Speaking of Porsches, the Werks Reunion is an annual gathering of some 800 vehicles ranging from vintage classics to current models. Organized by the Porsche Club of America, the event is also held on the green fairway of a private country club. But unlike the exclusive Concours and the Quail, the Werks reunion is absolutely free for spectators, who can wander among restored classics, vintage race cars and uber-rare exotics like the 959 coupe or the 550 Spyder.

Meanwhile, at nearby Mazda Laguna Seca Raceway, the Monterey Historics fill the paddocks with a veritable time-warp of racing machines. The infamous “Corkscrew” turn didn’t even exist while most of these cars were in competition, and now they’re all waiting their turn on the 2.24-mile circuit. It’s hard to choose where to look first as we pass a Mercedes-Benz 300 SL Gullwing; not one, but two BMW M1 coupes in Bavarian Livery; a tubular and elegant Gurney Eagle; and an enormous 1920s supercharged Bentley “Blower” made famous by the racing victories of the dashing “Bentley Boys”.

Some, understandably, aim for little more than a brisk run while avoiding all contact with delicate patina and spindly suspension components.
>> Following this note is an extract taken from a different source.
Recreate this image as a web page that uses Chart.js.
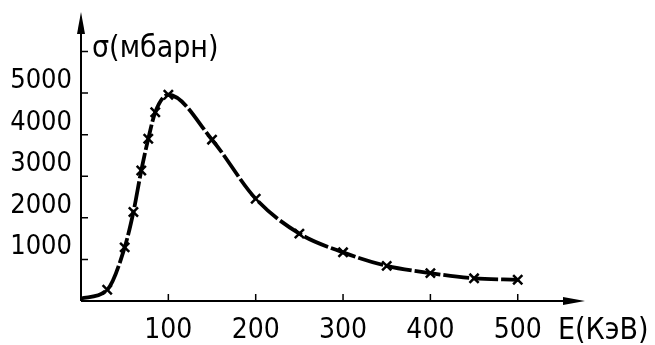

But others come to relive their glory days. Bruce Canepa, in a 1986 Porsche 962 battled Rolex-winner Jonathan Bomarito in Mazda’s 767B Le Mans prototype. We chat with legendary American Endurance racer Hurley Haywood, who will be reunited with his Rolex-winning #59 Brumos Porsche for the first time in 20 years. Formula 1 champion Mika Häkkinen thrilled spectators with a screaming exhibition run in Emerson Fittipaldi’s championship-winning McLaren M23. Seventy-five years of racing was represented at Laguna Seca, which was in turn celebrating its own sixty year anniversary.

While Pebble Beach Concours d’Elegance is its signature event; there’s much more to Monterey Car Week than the fancy headliner. For the droves of enthusiasts who descend upon this coastal town once a year it’s a multi-faceted celebration of the automobile.